Ao longo do conto Luamanda míngua e renasce assim como a Lua, torna-se viajante de suas escolhas, sobre o tal processo de mudança da identidade do indivíduo, o teórico Stuart Hall, no livro ‘’A identidade cultural na pós-modernidade’’, afirma:
A identidade plenamente unificada, completa, segura e coerente é uma fantasia. Ao invés disso, à medida em que os sistemas de significação e representação cultural se multiplicam, somos confrontados por uma multiplicidade desconcertante e cambiante de identidades possíveis, com cada uma das quais poderíamos nos identificar – ao menos temporariamente (HALL, 2006:13).

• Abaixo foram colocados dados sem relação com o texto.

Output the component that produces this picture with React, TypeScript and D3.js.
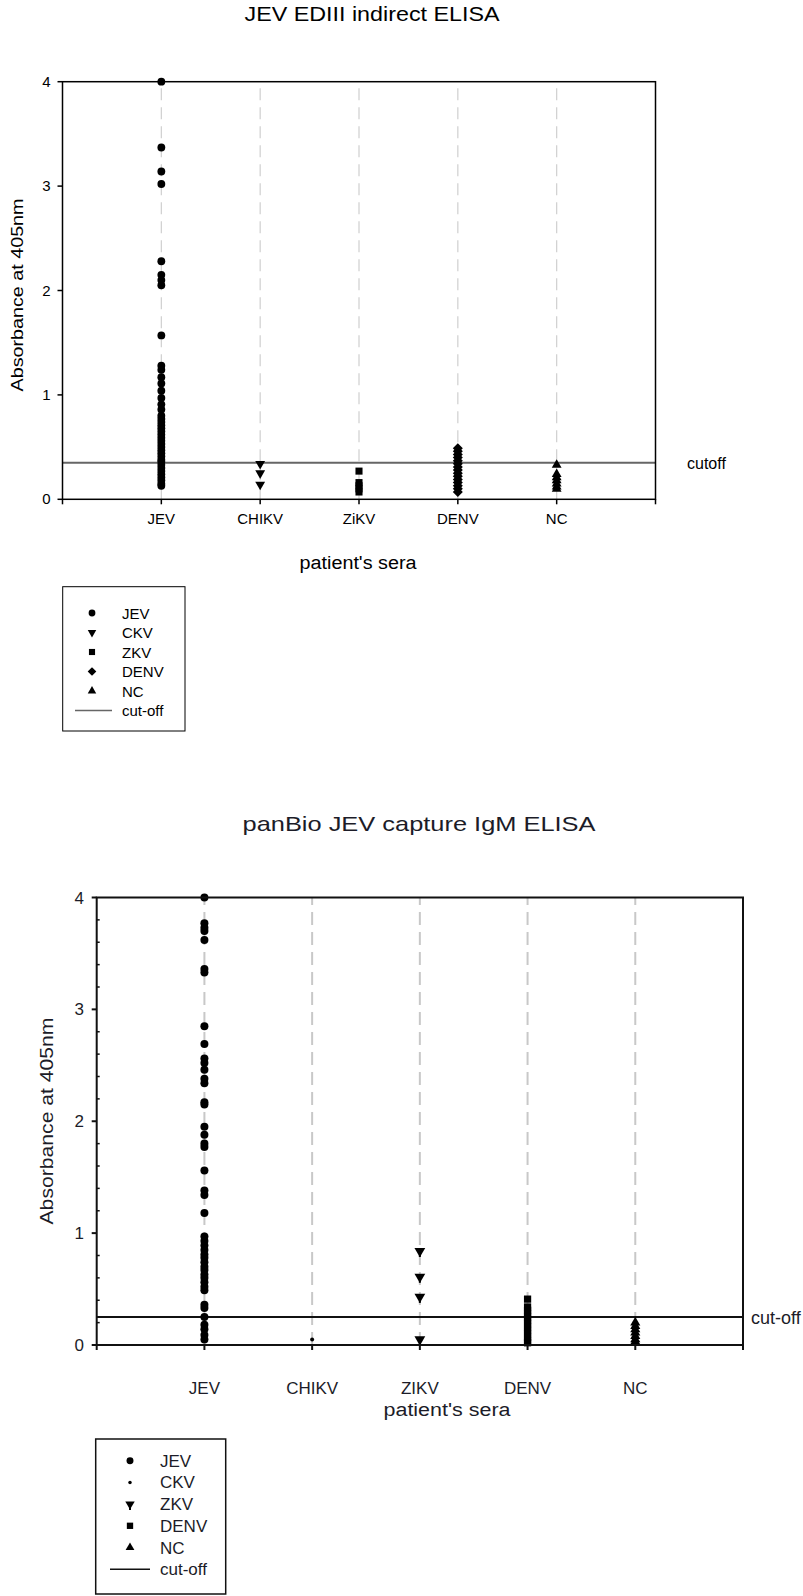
import React from "react";
import * as d3 from "d3";

// ---------- DATA ----------
const topCategories = ["JEV", "CHIKV", "ZiKV", "DENV", "NC"];
const bottomCategories = ["JEV", "CHIKV", "ZIKV", "DENV", "NC"];
const yTicks = [0, 1, 2, 3, 4];
const legendLabels = ["JEV", "CKV", "ZKV", "DENV", "NC", "cut-off"];

const topJEV = [4.0, 3.37, 3.14, 3.02, 2.28, 2.15, 2.1, 2.05, 1.57, 1.28, 1.24, 1.17, 1.11, 1.04, 0.97, 0.91, 0.86, 0.8, 0.77, 0.74, 0.71, 0.68, 0.65, 0.62, 0.59, 0.56, 0.53, 0.5, 0.47, 0.44, 0.41, 0.38, 0.36, 0.33, 0.3, 0.27, 0.24, 0.21, 0.18, 0.15, 0.13];
const topCHIKV = [0.34, 0.25, 0.14];
const topZiKV = [0.27, 0.16, 0.13, 0.1, 0.07];
const topDENV = [0.49, 0.46, 0.43, 0.4, 0.37, 0.34, 0.31, 0.28, 0.25, 0.22, 0.19, 0.16, 0.13, 0.1, 0.07];
const topNC = [0.33, 0.24, 0.21, 0.18, 0.15, 0.12, 0.1];
const topCutoff = 0.35;

const bottomJEV = [4.0, 3.77, 3.73, 3.7, 3.62, 3.36, 3.33, 2.85, 2.69, 2.56, 2.52, 2.46, 2.38, 2.34, 2.17, 2.15, 1.95, 1.88, 1.8, 1.77, 1.56, 1.38, 1.34, 1.18, 0.97, 0.93, 0.89, 0.85, 0.81, 0.78, 0.74, 0.7, 0.67, 0.63, 0.6, 0.56, 0.52, 0.49, 0.36, 0.33, 0.25, 0.18, 0.14, 0.09, 0.05];
const bottomCHIKV = [0.05];
const bottomZIKV = [0.84, 0.61, 0.43, 0.05];
const bottomDENV = [0.41, 0.34, 0.31, 0.28, 0.25, 0.22, 0.19, 0.16, 0.13, 0.1, 0.07, 0.04, 0.02];
const bottomNC = [0.2, 0.17, 0.14, 0.11, 0.08, 0.05, 0.03];
const bottomCutoff = 0.25;

// ---------- MARKERS ----------
type Shape = "circle" | "down" | "square" | "diamond" | "up" | "dot" | "downStem";

function Marker({ shape, x, y, s = 1 }: { shape: Shape; x: number; y: number; s?: number }) {
  const t = `translate(${x},${y})`;
  if (shape === "circle") return <path transform={t} d={d3.symbol().type(d3.symbolCircle).size(48 * s)()!} fill="#000" />;
  if (shape === "dot") return <path transform={t} d={d3.symbol().type(d3.symbolCircle).size(12 * s)()!} fill="#000" />;
  if (shape === "square") return <path transform={t} d={d3.symbol().type(d3.symbolSquare).size(50 * s)()!} fill="#000" />;
  if (shape === "diamond") return <path transform={`${t} rotate(45)`} d={d3.symbol().type(d3.symbolSquare).size(50 * s)()!} fill="#000" />;
  if (shape === "up") return <path transform={t} d={d3.symbol().type(d3.symbolTriangle).size(42 * s)()!} fill="#000" />;
  if (shape === "down") return <path transform={`${t} rotate(180)`} d={d3.symbol().type(d3.symbolTriangle).size(42 * s)()!} fill="#000" />;
  // downStem
  return (
    <g transform={t}>
      <path transform="rotate(180)" d={d3.symbol().type(d3.symbolTriangle).size(48 * s)()!} fill="#000" />
      <line x1={0} x2={0} y1={2} y2={6} stroke="#000" strokeWidth={2} />
    </g>
  );
}

export default function App() {
  // ---------- TOP CHART ----------
  const tx = d3.scaleLinear().domain([0, 6]).range([62.5, 655.5]);
  const ty = d3.scaleLinear().domain([0, 4]).range([499.3, 81.7]);
  const topSeries: { values: number[]; shape: Shape }[] = [
    { values: topJEV, shape: "circle" },
    { values: topCHIKV, shape: "down" },
    { values: topZiKV, shape: "square" },
    { values: topDENV, shape: "diamond" },
    { values: topNC, shape: "up" },
  ];
  const topLegendShapes: Shape[] = ["circle", "down", "square", "diamond", "up"];

  // ---------- BOTTOM CHART ----------
  const bx = d3.scaleLinear().domain([0, 6]).range([96.7, 743]);
  const by = d3.scaleLinear().domain([0, 4]).range([1345, 897.5]);
  const bottomSeries: { values: number[]; shape: Shape }[] = [
    { values: bottomJEV, shape: "circle" },
    { values: bottomCHIKV, shape: "dot" },
    { values: bottomZIKV, shape: "downStem" },
    { values: bottomDENV, shape: "square" },
    { values: bottomNC, shape: "up" },
  ];
  const bottomLegendShapes: Shape[] = ["circle", "dot", "downStem", "square", "up"];
  const minorTicks = d3.range(1, 20).map((i) => i * 0.2).filter((v) => Math.abs(v - Math.round(v)) > 0.01);

  const font = "'Liberation Sans', Arial, sans-serif";
  const txt2 = "#1c1c28";

  return (
    <svg width={803} height={1596} style={{ position: "absolute", left: 0, top: 0, background: "#fff" }} fontFamily={font}>
      <rect x={0} y={0} width={803} height={1596} fill="#fff" />

      {/* ===== TOP CHART ===== */}
      <text x={372} y={20.5} fontSize={21} textAnchor="middle" textLength={255} lengthAdjust="spacingAndGlyphs">JEV EDIII indirect ELISA</text>

      {topCategories.map((c, i) => (
        <line key={c} x1={tx(i + 1)} x2={tx(i + 1)} y1={ty(0)} y2={ty(4)} stroke="#cfcfcf" strokeWidth={1.2} strokeDasharray="12,7" />
      ))}
      <line x1={tx(0)} x2={tx(6)} y1={ty(topCutoff)} y2={ty(topCutoff)} stroke="#666" strokeWidth={2} />
      <text x={687} y={469} fontSize={16}>cutoff</text>

      {topSeries.map((s, i) =>
        s.values.map((v, j) => <Marker key={`t${i}-${j}`} shape={s.shape} x={tx(i + 1)} y={ty(v)} />)
      )}

      <rect x={tx(0)} y={ty(4)} width={tx(6) - tx(0)} height={ty(0) - ty(4)} fill="none" stroke="#000" strokeWidth={1.5} />
      {yTicks.map((t) => (
        <g key={`ty${t}`}>
          <line x1={tx(0) - 5} x2={tx(0)} y1={ty(t)} y2={ty(t)} stroke="#000" strokeWidth={1.5} />
          <text x={tx(0) - 12} y={ty(t) + 5} fontSize={15} textAnchor="end">{t}</text>
        </g>
      ))}
      {d3.range(0, 7).map((i) => (
        <line key={`tx${i}`} x1={tx(i)} x2={tx(i)} y1={ty(0)} y2={ty(0) + 5} stroke="#000" strokeWidth={1.5} />
      ))}
      {topCategories.map((c, i) => (
        <text key={`tl${c}`} x={tx(i + 1)} y={524} fontSize={15} textAnchor="middle">{c}</text>
      ))}
      <text x={358} y={569} fontSize={18} textAnchor="middle" textLength={117} lengthAdjust="spacingAndGlyphs">patient's sera</text>
      <text transform="translate(23,295) rotate(-90)" fontSize={17} textAnchor="middle" textLength={193} lengthAdjust="spacingAndGlyphs">Absorbance at 405nm</text>

      <rect x={62.7} y={586.7} width={122.3} height={144.3} fill="#fff" stroke="#000" strokeWidth={1} />
      {legendLabels.map((l, i) => {
        const y = 613 + i * 19.5;
        return (
          <g key={`tlg${l}`}>
            {i < 5 ? (
              <Marker shape={topLegendShapes[i]} x={92} y={y} s={0.75} />
            ) : (
              <line x1={75} x2={112} y1={y} y2={y} stroke="#666" strokeWidth={1.5} />
            )}
            <text x={122} y={y + 5.5} fontSize={15}>{l}</text>
          </g>
        );
      })}

      {/* ===== BOTTOM CHART ===== */}
      <text x={419} y={830.5} fontSize={21} textAnchor="middle" fill={txt2} textLength={353} lengthAdjust="spacingAndGlyphs">panBio JEV capture IgM ELISA</text>

      {bottomCategories.map((c, i) => (
        <line key={`bg${c}`} x1={bx(i + 1)} x2={bx(i + 1)} y1={by(0)} y2={by(4)} stroke="#c8c8c8" strokeWidth={2} strokeDasharray="13,7" />
      ))}
      <line x1={bx(0)} x2={bx(6)} y1={by(bottomCutoff)} y2={by(bottomCutoff)} stroke="#111" strokeWidth={2} />
      <text x={751} y={1324} fontSize={18} fill={txt2}>cut-off</text>

      {bottomSeries.map((s, i) =>
        s.values.map((v, j) => <Marker key={`b${i}-${j}`} shape={s.shape} x={bx(i + 1)} y={by(v)} s={1.05} />)
      )}

      <rect x={bx(0)} y={by(4)} width={bx(6) - bx(0)} height={by(0) - by(4)} fill="none" stroke="#111" strokeWidth={2} />
      {yTicks.map((t) => (
        <g key={`by${t}`}>
          <line x1={bx(0) - 5} x2={bx(0)} y1={by(t)} y2={by(t)} stroke="#111" strokeWidth={2} />
          <text x={84} y={by(t) + 6} fontSize={17} textAnchor="end" fill={txt2}>{t}</text>
        </g>
      ))}
      {minorTicks.map((t) => (
        <line key={`bm${t.toFixed(1)}`} x1={bx(0)} x2={bx(0) + 3} y1={by(t)} y2={by(t)} stroke="#111" strokeWidth={1.5} />
      ))}
      {d3.range(0, 7).map((i) => (
        <line key={`bx${i}`} x1={bx(i)} x2={bx(i)} y1={by(0)} y2={by(0) + 5} stroke="#111" strokeWidth={2} />
      ))}
      {bottomCategories.map((c, i) => (
        <text key={`bl${c}`} x={bx(i + 1)} y={1394} fontSize={17} textAnchor="middle" fill={txt2}>{c}</text>
      ))}
      <text x={447} y={1416} fontSize={18} textAnchor="middle" fill={txt2} textLength={127} lengthAdjust="spacingAndGlyphs">patient's sera</text>
      <text transform="translate(53,1121) rotate(-90)" fontSize={19} textAnchor="middle" fill={txt2} textLength={207} lengthAdjust="spacingAndGlyphs">Absorbance at 405nm</text>

      <rect x={95.7} y={1439} width={130} height={155} fill="#fff" stroke="#111" strokeWidth={1.5} />
      {legendLabels.map((l, i) => {
        const y = 1460.7 + i * 21.7;
        return (
          <g key={`blg${l}`}>
            {i < 5 ? (
              <Marker shape={bottomLegendShapes[i]} x={130} y={y} s={0.8} />
            ) : (
              <line x1={110} x2={150} y1={y} y2={y} stroke="#111" strokeWidth={1.5} />
            )}
            <text x={160} y={y + 6} fontSize={17} fill={txt2}>{l}</text>
          </g>
        );
      })}
    </svg>
  );
}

5 CONCLUSÃO/CONSIDERAÇÕES FINAIS
O presente artigo faz uma análise do conto “Luamanda”, de Conceição Evaristo, utilizando como base teórica os conceitos de sujeito de Freud e de Michel Pêcheux, assim como o conceito de identidade para Bauman. Desta forma a análise de dados dividiu-se em duas sessões a de frases e a de palavras compostas, visto que, a sessão referente ao quadro 1 analisa a identidade da personagem a partir do posicionamento enunciativo do narrador sobre Luamanda, enquanto a segunda sessão referente ao quadro 2 faz uma análise das palavras compostas e a forma como elas caracterizam o sujeito. Portanto, a partir das análises foi constatado que o sujeito-personagem Luamanda se constitui em sujeito ideológico e pode ocupar uma mesma ou diferente posição dentro de uma FD, ou seja, ela é fragmentada e se transmuta a cada romance vivido.